Germany, which like France is a member of the 13-nation eurozone, is likewise uneasy with Sarkozy's insistence that national governments be given a greater say in economic policy as a counterweight to the European Central Bank.

In an unusual move, the newly-elected French leader is to attend a meeting in Brussels Monday of eurozone finance ministers to outline his controversial budget policy.

While members of the eurozone pledged in April to balance their government budgets by 2010, French Prime Minister Francois Fillon on Tuesday said France would not achieve that goal until 2012.

His government also said it now foresaw a public deficit, which covers national and regional administrations as well as the social welfare account, of 2.5 percent of gross domestic product in 2007 and 2008.

France's previous administration under President Jacques Chirac pledged to slash the public deficit to 1.8 percent by next year.

But Sarkozy's masterplan for reviving the French economy is based on corporate and personal tax cuts, along with lower company social charges, that are expected to cost the government as much as 13 billion euros (17.8 billion dollars) a year starting in 2009.

French officials have argued that the 1997 Stability and Growth Pact, which sets economic performance standards for eurozone members, does allow for a degree of flexibility when governments undertake reforms designed to boost growth.

The pact, among other stipulations, holds that eurozone governments should keep annual public deficits to no more than 3.0 percent or less of gross domestic product.

But governments are also expected to work towards a balance or even surplus in times of economic growth.

German Finance Minister Peer Steinbrueck, who has described Sarkozy's planned attendance at Monday's finance meeting as "interesting and unusual," has said he will listen to the French president's arguments.

But he warned that "there would be a problem" if Paris sought to evade its eurozone policy obligations.

Amelia Torres, spokeswoman for the European economic and monetary affairs commission, stressed that the eurozone "had to take advantage of growth to move toward balanced budgets with a reduction in the deficit of at least 0.5 percent of GDP a year."

Sarkozy is also expected Monday to argue for a stronger policy voice for eurozone finance ministers, notably to offset the influence of the European Central Bank on exchange rate movements.

Sarkozy and other eurozone political leaders have in the past complained that the ECB's monetary policies underpin a strong euro and thereby dampen export performance and threaten growth.
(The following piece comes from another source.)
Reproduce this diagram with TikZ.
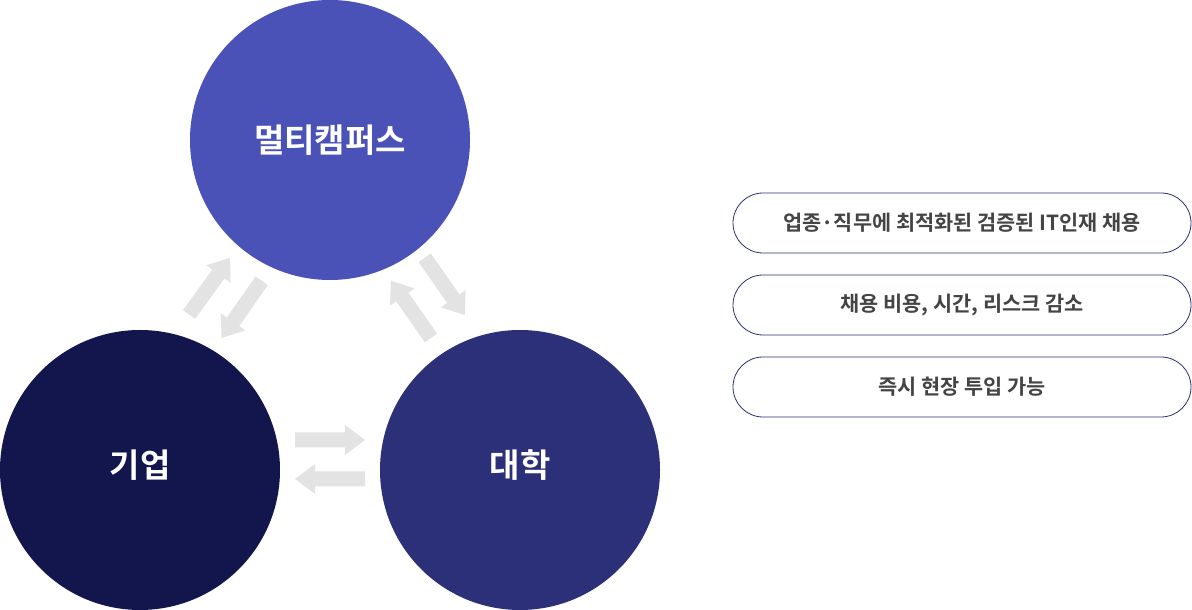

"It is right that ... the eurozone acquire a political identity," Jean-Pierre Jouyet, French secretary of state for European affairs, told the newspaper La Tribune.

He maintained that eurozone finance ministers, who are known collectively as the Eurogroup, should enjoy greater "visibility" and that their president should be given wider powers.

The group in addition should engage in a more intensive dialogue with the ECB "on the way in which monetary and budgetary policies are drafted" in order to ensure "the greatest possible growth."

Sarkozy during his presidential campaign scolded the ECB on grounds that it was excessively concerned about the fight against inflation while paying little heed to purchasing power and European industrial competitiveness, which he said had been harmed by an appreciating euro.

But Germany, its flourishing export performance unaffected by the strong single currency, remains firmly committed to preserving the ECB's traditional independence from political interference.